A similar data analysis has been made with the Occupy movement with US newspapers. In this case, the chart above displays both the percentage of surface dedicated to the Occupy movement (red) and the number of tweets from the various related hashtags like: #ows, #occupywallstreet, #occupyLA, #occupyOakland or #occupyBoston.

occupy-27a
Surface coverage in newspapers front pages vs. Twitter about Occupy from September 17th through December 13th, 2011.The tweets per day come from the data released by r-shief.org in the context of the #occupydatahackathon.

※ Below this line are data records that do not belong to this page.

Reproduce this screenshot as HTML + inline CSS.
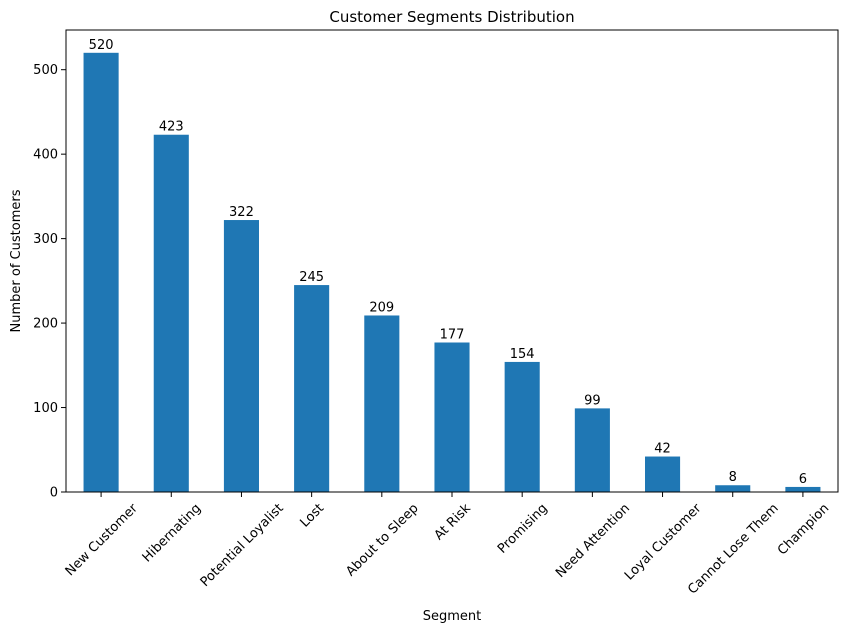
<!DOCTYPE html>
<html><head><meta charset="utf-8"><style>
body{margin:0;background:#fff;font-family:"Liberation Sans","DejaVu Sans",sans-serif;}
svg text{font-family:"DejaVu Sans","Liberation Sans",sans-serif;}
</style></head><body>
<svg id="chart" width="850" height="633"></svg>
<script>
const categories=["New Customer","Hibernating","Potential Loyalist","Lost","About to Sleep","At Risk","Promising","Need Attention","Loyal Customer","Cannot Lose Them","Champion"];
const values=[520,423,322,245,209,177,154,99,42,8,6];
const yTicks=[0,100,200,300,400,500];
const NS="http://www.w3.org/2000/svg";
const svg=document.getElementById('chart');
const L=66,R=838,T=30,B=492,yMax=547;
const y=v=>B-(v/yMax)*(B-T);
const step=(R-L)/categories.length;
const x=i=>L+(i+0.5)*step;
function mk(tag,attrs,txt){const e=document.createElementNS(NS,tag);for(const k in attrs)e.setAttribute(k,attrs[k]);if(txt!==undefined)e.textContent=txt;svg.appendChild(e);return e;}
values.forEach((v,i)=>{
 const r=mk('rect',{x:x(i)-step/4,y:y(v),width:step/2,height:B-y(v),fill:'#1f77b4'});
 
 
 const t=mk('text',{x:x(i),y:y(v)-4,'text-anchor':'middle','font-size':13,fill:'#000'},String(v));
 
 
 mk('line',{x1:x(i),x2:x(i),y1:B,y2:B+5,stroke:'#000','stroke-width':1});
 const lt=mk('text',{x:x(i),y:0,'text-anchor':'middle','font-size':13,fill:'#000'},categories[i]);
 
 
 const w=lt.getComputedTextLength();
 const cy=B+9+(w+13)*0.3536;
 lt.setAttribute('y',cy+4.5);
 lt.setAttribute('transform',`rotate(-45 ${x(i)} ${cy})`);
});
yTicks.forEach(v=>{
 mk('line',{x1:L-5,x2:L,y1:y(v),y2:y(v),stroke:'#000','stroke-width':1});
 const t=mk('text',{x:L-8,y:y(v)+4.5,'text-anchor':'end','font-size':13,fill:'#000'},String(v));
 
 
});
const f=mk('rect',{x:L,y:T,width:R-L,height:B-T,fill:'none',stroke:'#000','stroke-width':1});


const ti=mk('text',{x:(L+R)/2,y:22,'text-anchor':'middle','font-size':15,fill:'#000'},'Customer Segments Distribution');


const xt=mk('text',{x:(L+R)/2,y:620,'text-anchor':'middle','font-size':13,fill:'#000'},'Segment');


const yt=mk('text',{x:20,y:(T+B)/2,'text-anchor':'middle','font-size':13,fill:'#000',transform:`rotate(-90 20 ${(T+B)/2})`},'Number of Customers');


</script>
</body></html>
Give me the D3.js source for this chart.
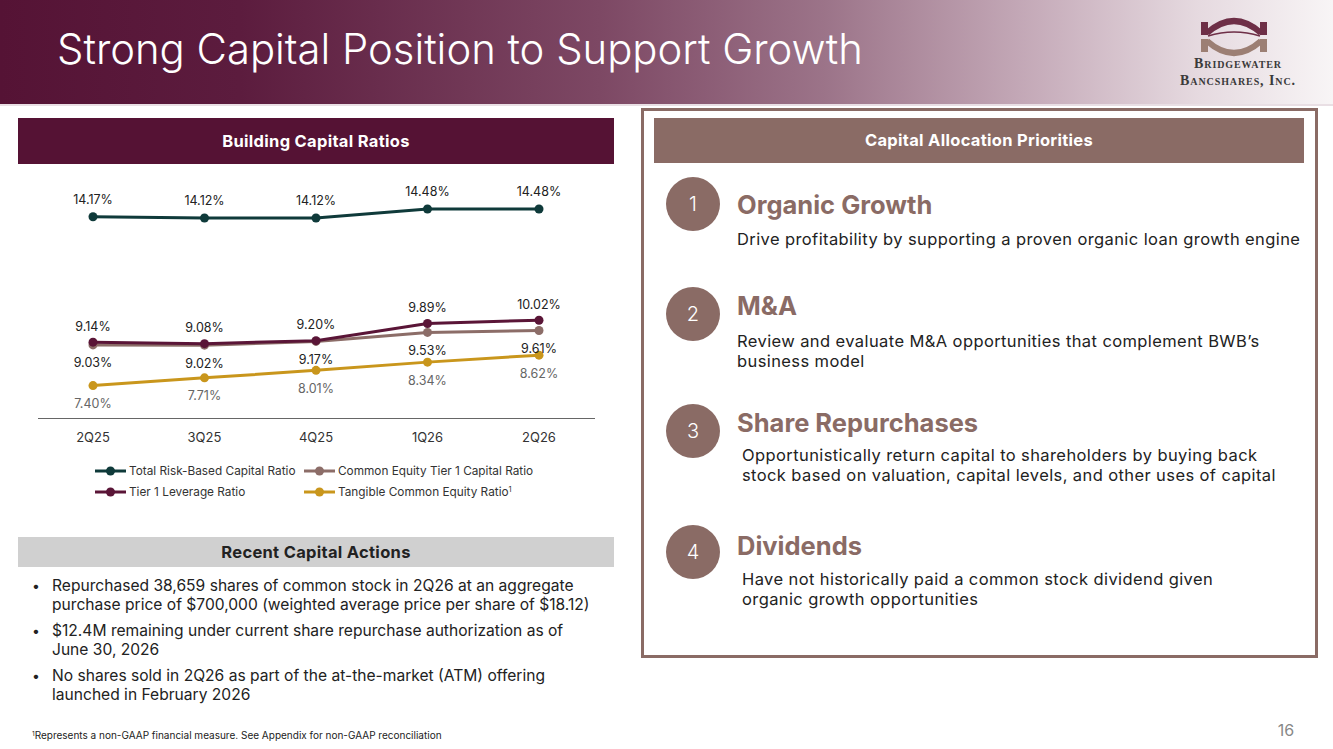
<!DOCTYPE html>
<html>
<head>
<meta charset="utf-8">
<script src="https://cdn.jsdelivr.net/npm/d3@7"></script>
<style>
  html, body { margin: 0; padding: 0; background: #fff; }
  svg { display: block; font-family: Inter, "Noto Sans", sans-serif; }
</style>
</head>
<body>
<div id="slide"></div>
<script>
// chart data
var quarters = ['2Q25', '3Q25', '4Q25', '1Q26', '2Q26']
var totalRiskBased = [14.17, 14.12, 14.12, 14.48, 14.48]
var tier1Leverage = [9.14, 9.08, 9.20, 9.89, 10.02]
var cet1 = [9.03, 9.02, 9.17, 9.53, 9.61]
var tce = [7.40, 7.71, 8.01, 8.34, 8.62]

var seriesNames = ['Total Risk-Based Capital Ratio', 'Common Equity Tier 1 Capital Ratio',
                   'Tier 1 Leverage Ratio', 'Tangible Common Equity Ratio']

var bullets = [
    ['Repurchased 38,659 shares of common stock in 2Q26 at an aggregate',
     'purchase price of $700,000 (weighted average price per share of $18.12)'],
    ['$12.4M remaining under current share repurchase authorization as of',
     'June 30, 2026'],
    ['No shares sold in 2Q26 as part of the at-the-market (ATM) offering',
     'launched in February 2026']
]

var priorities = [
    {n: '1', title: 'Organic Growth', lines: ['Drive profitability by supporting a proven organic loan growth engine']},
    {n: '2', title: 'M&A', lines: ['Review and evaluate M&A opportunities that complement BWB\u2019s', 'business model']},
    {n: '3', title: 'Share Repurchases', lines: ['Opportunistically return capital to shareholders by buying back', 'stock based on valuation, capital levels, and other uses of capital']},
    {n: '4', title: 'Dividends', lines: ['Have not historically paid a common stock dividend given', 'organic growth opportunities']}
]

var colors = {
    maroon: '#551234',
    mauve: '#8a6b65',
    teal: '#0f3a3a',
    tier1: '#5a1537',
    cet1: '#8c6d68',
    tce: '#c9961c',
    text: '#222',
    grey: '#666'
}

var width = 1333, height = 749

var svg = d3.select('#slide').append('svg')
    .attr('width', width)
    .attr('height', height)

var defs = svg.append('defs')
var grad = defs.append('linearGradient').attr('id', 'hdr')
    .attr('x1', 0).attr('x2', 1).attr('y1', 0).attr('y2', 0)
grad.selectAll('stop')
    .data([[0, '#551335'], [0.18, '#5c1c3e'], [0.45, '#7d4864'], [0.62, '#9c7489'],
           [0.78, '#c7adbb'], [0.9, '#e6dae0'], [1, '#f8f5f6']])
    .enter().append('stop')
    .attr('offset', d => d[0])
    .attr('stop-color', d => d[1])

// header band
svg.append('rect')
    .attr('x', 0).attr('y', 0).attr('width', width).attr('height', 104)
    .attr('fill', 'url(#hdr)')
svg.append('rect')
    .attr('x', 0).attr('y', 104).attr('width', width).attr('height', 2)
    .attr('fill', '#e9dfe4')

svg.append('text')
    .attr('x', 57).attr('y', 64)
    .attr('fill', '#fff')
    .attr('font-size', 41.8)
    .attr('font-weight', 300)
    .text('Strong Capital Position to Support Growth')

// logo
var logo = svg.append('g').attr('transform', 'translate(1234,37)')
logo.append('path')
    .attr('d', 'M-27,-4 Q0,-28 27,-4')
    .attr('fill', 'none').attr('stroke', '#6e2f47').attr('stroke-width', 6)
logo.append('path')
    .attr('d', 'M-27,4 Q0,28 27,4')
    .attr('fill', 'none').attr('stroke', '#9c7f74').attr('stroke-width', 6)
logo.append('path')
    .attr('d', 'M-26,-1 Q0,-9 26,-1')
    .attr('fill', 'none').attr('stroke', '#6e2f47').attr('stroke-width', 1.5)
logo.selectAll('rect.post')
    .data([-33, 26])
    .enter().append('rect')
    .attr('x', d => d).attr('y', -15).attr('width', 7).attr('height', 13)
    .attr('fill', '#6e2f47')
logo.selectAll('rect.post2')
    .data([-33, 26])
    .enter().append('rect')
    .attr('x', d => d).attr('y', 2).attr('width', 7).attr('height', 13)
    .attr('fill', '#9c7f74')
svg.append('text')
    .attr('x', 1238).attr('y', 68)
    .attr('text-anchor', 'middle')
    .attr('font-family', '"Liberation Serif", "DejaVu Serif", serif')
    .attr('font-size', 14)
    .attr('font-weight', 700)
    .attr('letter-spacing', 0.9)
    .attr('font-variant', 'small-caps')
    .attr('fill', '#3a3a3a')
    .text('Bridgewater')
svg.append('text')
    .attr('x', 1238).attr('y', 85)
    .attr('text-anchor', 'middle')
    .attr('font-family', '"Liberation Serif", "DejaVu Serif", serif')
    .attr('font-size', 14)
    .attr('font-weight', 700)
    .attr('letter-spacing', 0.9)
    .attr('font-variant', 'small-caps')
    .attr('fill', '#3a3a3a')
    .text('Bancshares, Inc.')

// section headers
function sectionBar(x, y, w, h, fill, label, color) {
    svg.append('rect')
        .attr('x', x).attr('y', y).attr('width', w).attr('height', h)
        .attr('fill', fill)
    svg.append('text')
        .attr('x', x + w / 2).attr('y', y + h / 2)
        .attr('dy', '0.35em')
        .attr('text-anchor', 'middle')
        .attr('font-size', 16.5)
        .attr('letter-spacing', 0.3)
        .attr('font-weight', 700)
        .attr('fill', color)
        .text(label)
}

sectionBar(18, 118, 596, 46, colors.maroon, 'Building Capital Ratios', '#fff')
sectionBar(18, 537, 596, 30, '#d0d0d0', 'Recent Capital Actions', '#222')

// right panel border
svg.append('rect')
    .attr('x', 642.5).attr('y', 109.5).attr('width', 674).attr('height', 547)
    .attr('fill', 'none').attr('stroke', colors.mauve).attr('stroke-width', 3)
sectionBar(654, 118, 650, 45, colors.mauve, 'Capital Allocation Priorities', '#fff')

// line chart
var x = d3.scalePoint()
    .domain(quarters)
    .range([93, 539])

var y = d3.scaleLinear()
    .domain([6.1, 15])
    .range([418, 196])

var series = [
    {name: seriesNames[0], values: totalRiskBased, color: colors.teal, labelDy: -17, labelColor: '#222'},
    {name: seriesNames[2], values: tier1Leverage, color: colors.tier1, labelDy: -16, labelColor: '#222'},
    {name: seriesNames[1], values: cet1, color: colors.cet1, labelDy: 18, labelColor: '#222'},
    {name: seriesNames[3], values: tce, color: colors.tce, labelDy: 18, labelColor: colors.grey}
]

var chart = svg.append('g')

chart.append('line')
    .attr('x1', 38).attr('x2', 595)
    .attr('y1', 418.5).attr('y2', 418.5)
    .attr('stroke', '#666').attr('stroke-width', 1.2)

chart.selectAll('text.tick')
    .data(quarters)
    .enter().append('text')
    .attr('class', 'tick')
    .attr('x', d => x(d))
    .attr('y', 437)
    .attr('dy', '0.35em')
    .attr('text-anchor', 'middle')
    .attr('font-size', 13)
    .attr('fill', '#333')
    .text(d => d)

var line = d3.line()
    .x((d, i) => x(quarters[i]))
    .y(d => y(d))

// draw order: tce, cet1, tier1 (so tier1 sits over cet1), total
var drawOrder = [series[3], series[2], series[1], series[0]]

drawOrder.forEach(function(s) {
    chart.append('path')
        .datum(s.values)
        .attr('d', line)
        .attr('fill', 'none')
        .attr('stroke', s.color)
        .attr('stroke-width', 3)
    chart.selectAll(null)
        .data(s.values)
        .enter().append('circle')
        .attr('cx', (d, i) => x(quarters[i]))
        .attr('cy', d => y(d))
        .attr('r', 4.5)
        .attr('fill', s.color)
})

series.forEach(function(s) {
    chart.selectAll(null)
        .data(s.values)
        .enter().append('text')
        .attr('x', (d, i) => x(quarters[i]))
        .attr('y', d => y(d) + s.labelDy)
        .attr('dy', '0.35em')
        .attr('text-anchor', 'middle')
        .attr('font-size', 12.5)
        .attr('fill', s.labelColor)
        .text(d => d.toFixed(2) + '%')
})

// legend
var legendItems = [
    {s: series[0], x: 95, y: 471},
    {s: series[2], x: 304, y: 471},
    {s: series[1], x: 95, y: 492},
    {s: series[3], x: 304, y: 492}
]
var lg = chart.selectAll('g.legend')
    .data(legendItems)
    .enter().append('g')
    .attr('transform', d => 'translate(' + d.x + ',' + d.y + ')')
lg.append('line')
    .attr('x1', 0).attr('x2', 31)
    .attr('stroke', d => d.s.color).attr('stroke-width', 3)
lg.append('circle')
    .attr('cx', 15.5).attr('r', 4.5)
    .attr('fill', d => d.s.color)
var lt = lg.append('text')
    .attr('x', 34).attr('dy', '0.35em')
    .attr('font-size', 11.8)
    .attr('fill', '#333')
    .text(d => d.s.name)
lt.filter(d => d.s.name === seriesNames[3])
    .append('tspan')
    .attr('font-size', 7.5)
    .attr('dy', '-0.5em')
    .text('1')

// recent capital actions
var bl = svg.append('g')
bullets.forEach(function(b, i) {
    var y0 = 586 + i * 45
    bl.append('text')
        .attr('x', 32).attr('y', y0)
        .attr('dy', '0.35em')
        .attr('font-size', 14)
        .attr('fill', '#222')
        .text('\u2022')
    b.forEach(function(t, j) {
        bl.append('text')
            .attr('x', 52).attr('y', y0 + j * 19)
            .attr('dy', '0.35em')
            .attr('font-size', 15.6)
            .attr('fill', '#222')
            .text(t)
    })
})

// priorities
var circleY = [204, 314, 431, 552]
var titleY = [205, 306, 423, 546]
var descY = [239, 341, 455, 579]
var descX = [737, 737, 742, 742]

priorities.forEach(function(p, i) {
    var g = svg.append('g')
    g.append('circle')
        .attr('cx', 693).attr('cy', circleY[i]).attr('r', 27)
        .attr('fill', colors.mauve)
    g.append('text')
        .attr('x', 693).attr('y', circleY[i])
        .attr('dy', '0.36em')
        .attr('text-anchor', 'middle')
        .attr('font-size', 20)
        .attr('font-weight', 300)
        .attr('fill', '#fff')
        .text(p.n)
    g.append('text')
        .attr('x', 737).attr('y', titleY[i])
        .attr('dy', '0.35em')
        .attr('font-size', 25.5)
        .attr('font-weight', 700)
        .attr('fill', colors.mauve)
        .text(p.title)
    p.lines.forEach(function(t, j) {
        g.append('text')
            .attr('x', descX[i]).attr('y', descY[i] + j * 20)
            .attr('dy', '0.35em')
            .attr('font-size', 16.5)
            .attr('letter-spacing', 0.4)
            .attr('fill', '#222')
            .text(t)
    })
})

// footnote and page number
var fn = svg.append('text')
    .attr('x', 32).attr('y', 738)
    .attr('dy', '0.35em')
    .attr('font-size', 10)
    .attr('fill', '#222')
fn.append('tspan').attr('font-size', 6.5).attr('dy', '-0.3em').text('1')
fn.append('tspan').attr('dy', '0.3em').text('Represents a non-GAAP financial measure. See Appendix for non-GAAP reconciliation')

svg.append('text')
    .attr('x', 1286).attr('y', 730)
    .attr('dy', '0.35em')
    .attr('text-anchor', 'middle')
    .attr('font-size', 16)
    .attr('fill', '#888')
    .text('16')
</script>
</body>
</html>
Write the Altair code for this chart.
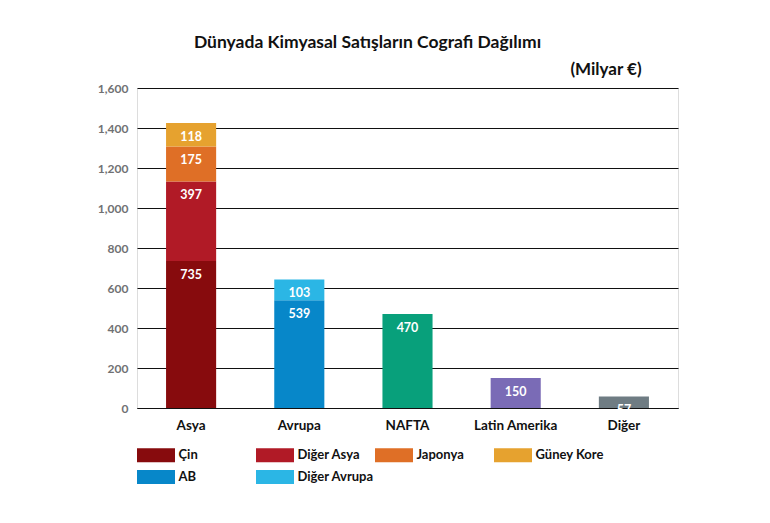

Tweets are instant messages that cover events almost in real time. On the contrary, front pages cover the news of yesterday. Therefore, it is normal to see how different media react to the same event: Twitter coverage peaks the day that it occurs, and press coverage peaks the day after. Following this idea, it is more interesting to explore when Twitter and the press differ: When enormous tweet traffic about an event or action is not followed by that big coverage, or when a week-long, sustained conversation in Twitter around a hashtag doesn’t find its way into the print.

3. The Front Page Data Visualization: Building a Tool

The first data visualization started as “manual” process: I downloaded the images one by one from kiosko.net, a website providing newspaper front pages from all around the world, and built the array of images with Inkscape, a vector graphics program. Later on, after the good acceptance of the visualization, I started building a script to allow others to replicate this kind of analysis. Around a year later I started PageOneX, a free software tool (code available in github), designed to aid the coding, analysis, and visualization of front page newspaper coverage of major stories and media events.

PageOneX constitutes a straightforward way of interpreting front pages, a very specific piece of the media ecosystem that has direct influence on radio and TV broadcasts. In the past, researchers trying to analyze front pages needed to obtain copies of newspapers, measure column-inches by hand (with a physical ruler), and manually input measurements into a spreadsheet or database. This laborious and time-consuming process would be followed by calculation, analysis, and sometimes data visualization. Some of these steps can now be automated, while others can be dramatically simplified.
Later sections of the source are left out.